Would you agree that in the films we are talking about, in that age, there was this streak of protest, an underlying thread in the films, anti-establishment, anti-societal norms...?

Yes, this has always been a matter of debate: how much can any creative artist, film-maker, writer, actually change what people do? I remember during the 1970s Shyam once saying that at most what we can do is bring about some kind of attitudinal change. I remember Mrinalda once having told me that he met Cesare Zavattini, one of the theorists of Neorealism, at a film festival. Zavattini said that [films] can’t change anything. Recently at a literary meet in Calcutta, Amitav Ghosh was talking about his latest book, and he said something I think is very interesting, that the most an artist can do is to tell people that I’m watching, I’m noticing, what is going on is not escaping my notice. Not only that, it is informing and shaping what I do. What effect it is going to have I do not know. But I am aware. This awareness of the artist. And expressing that awareness is the important thing.

What would you say about film-makers, like, say, Tapan Sinha.

Tapan Sinha, Asit Sen, Ajoy Kar, a number of them. When we were in school and college, films like Asit Sen’s Swaralipi, Saat Pake Bandha, Harano Sur, that whole genre, we used to absolutely love them... They were not political, not New Wave, not parallel cinema; they were solid middle-class cinema. But it was good cinema. They told stories, worthwhile stories, in what can only be called a cinematic kind of way. And the technicians, people like Ramananda Sengupta, whose disciples made the cinema of the triumvirate possible — I know ‘triumvirate’ sounds very lofty — I don’t think the triumvirate has at any time disavowed that debt... not to forget the fabulous work which was happening in Bombay and the south at that time technically... arrey, we just have to think of Guru Dutt. Technically solid work was happening elsewhere... It’s also been debated why Tapan Sinha did not get the same kind of artistic recognition as Ray, Sen, Ghatak did. The only reason I can think of is that he liked to be seen — and he was very good at it — primarily as a storyteller, not necessarily as a conveyor of ideas, if the ideas got through in his stories… As far as this business of political consciousness is concerned, Ray once told me two things: that ‘I always am conscious of the fact that I have a responsibility to the producer, I can’t be irresponsible with the producers’ money’. The other was that ‘my primary audience is the Bengali middle-class, simple as that...; I have to speak to them’... We were talking about the concept of rasika. Let us say classical music. Classical music is not for everybody, you need to be a rasika — aware of the grammar of music to really savour it. He said that applies to cinema too: ‘I have to keep in mind the general middle-class audience, for them I have to tell an engaging story; for the rasika, I provide ingredients, or clues, cues, to delve a little deeper into my narratives and to discover other things. I am intensely aware, conscious, I have to do both these things’. Can it be said that telling a story on the surface and doing other things below, at a subterranean level, are two devices... could you say that these two devices different film-makers used in different measures and in different ways? Ray used it in a certain way, Sen used it in a different way, Tapan Sinha in a third kind of way, I don’t know if that is one way to bring some clarity into this whole business of storytelling versus political consciousness.
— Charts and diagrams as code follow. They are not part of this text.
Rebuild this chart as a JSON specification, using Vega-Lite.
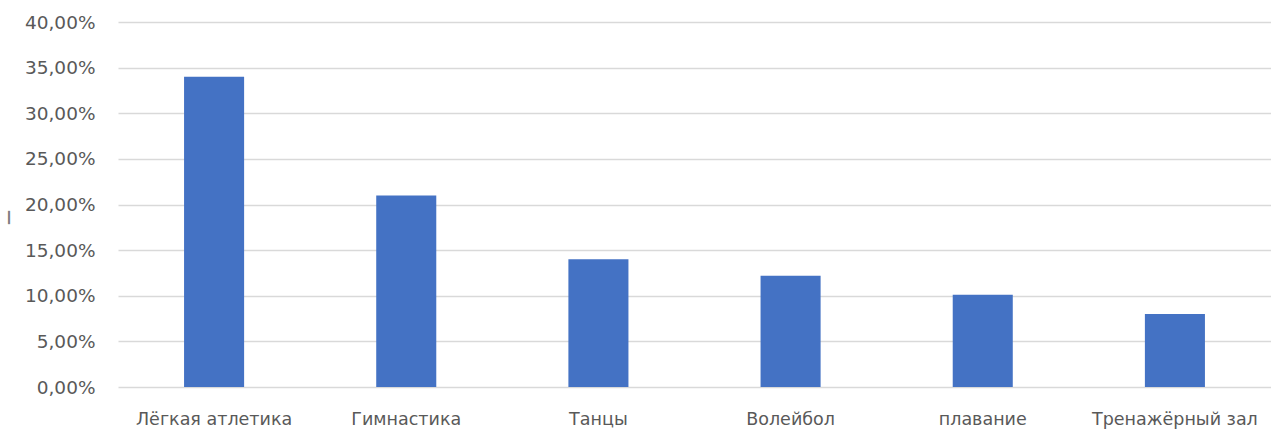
{
  "$schema": "https://vega.github.io/schema/vega-lite/v6.json",
  "width": 1153,
  "height": 365,
  "autosize": {"type": "none"},
  "padding": {"left": 118, "top": 22, "right": 0, "bottom": 45},
  "background": "#ffffff",
  "config": {
    "view": {"stroke": null},
    "font": "DejaVu Sans"
  },
  "data": {
    "values": [
      {"sport": "Лёгкая атлетика", "share": 0.34},
      {"sport": "Гимнастика", "share": 0.21},
      {"sport": "Танцы", "share": 0.14},
      {"sport": "Волейбол", "share": 0.122},
      {"sport": "плавание", "share": 0.101},
      {"sport": "Тренажёрный зал", "share": 0.08}
    ]
  },
  "mark": {"type": "bar", "color": "#4472C4"},
  "encoding": {
    "x": {
      "field": "sport",
      "type": "nominal",
      "sort": null,
      "scale": {"paddingInner": 0.6875, "paddingOuter": 0.34375},
      "axis": {
        "title": null,
        "labelAngle": 0,
        "domain": false,
        "ticks": false,
        "labelFont": "DejaVu Sans",
        "labelFontSize": 17.5,
        "labelColor": "#595959",
        "labelPadding": 23
      }
    },
    "y": {
      "field": "share",
      "type": "quantitative",
      "scale": {"domain": [0, 0.4]},
      "axis": {
        "title": "—",
        "titleColor": "#7f7f7f",
        "titleFont": "DejaVu Sans",
        "titleFontSize": 15,
        "titleFontWeight": "bold",
        "titleX": -111,
        "titleY": 195,
        "titleAngle": -90,
        "titleAlign": "center",
        "titleBaseline": "middle",
        "values": [0, 0.05, 0.1, 0.15, 0.2, 0.25, 0.3, 0.35, 0.4],
        "labelExpr": "replace(format(datum.value, '.2%'), '.', ',')",
        "domain": false,
        "ticks": false,
        "grid": true,
        "gridColor": "#d9d9d9",
        "gridWidth": 1.5,
        "labelFont": "DejaVu Sans",
        "labelFontSize": 18.5,
        "labelColor": "#595959",
        "labelPadding": 23
      }
    }
  }
}
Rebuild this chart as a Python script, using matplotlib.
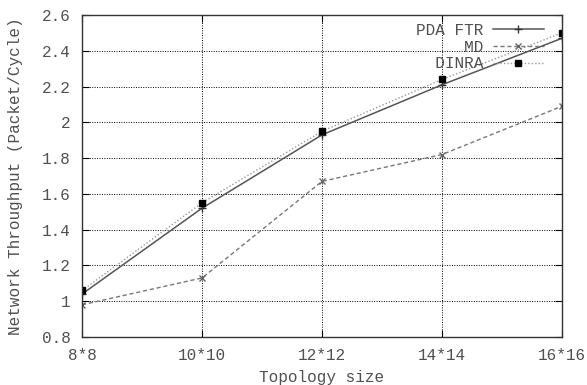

The films of Ray or Sen, to a lesser extent, Ghatak, had a lot of exposure at the international level. Do you think that there are certain things at the subterranean level which may be culture-specific, and do you think an international audience would have seen these nuances in the same way as a local audience would have?

This may be a generalization, but I think this culture-specificity applies more to, say — let’s just take Ghatak — the trauma of Partition, that anguish which informs so much of his work. As a Bangali, or as an Indian, that resonates with you. Displacement as a concept resonates everywhere, but at an emotional level... does it resonate that much with a foreign audience? Or is it seen with a measure of detachment?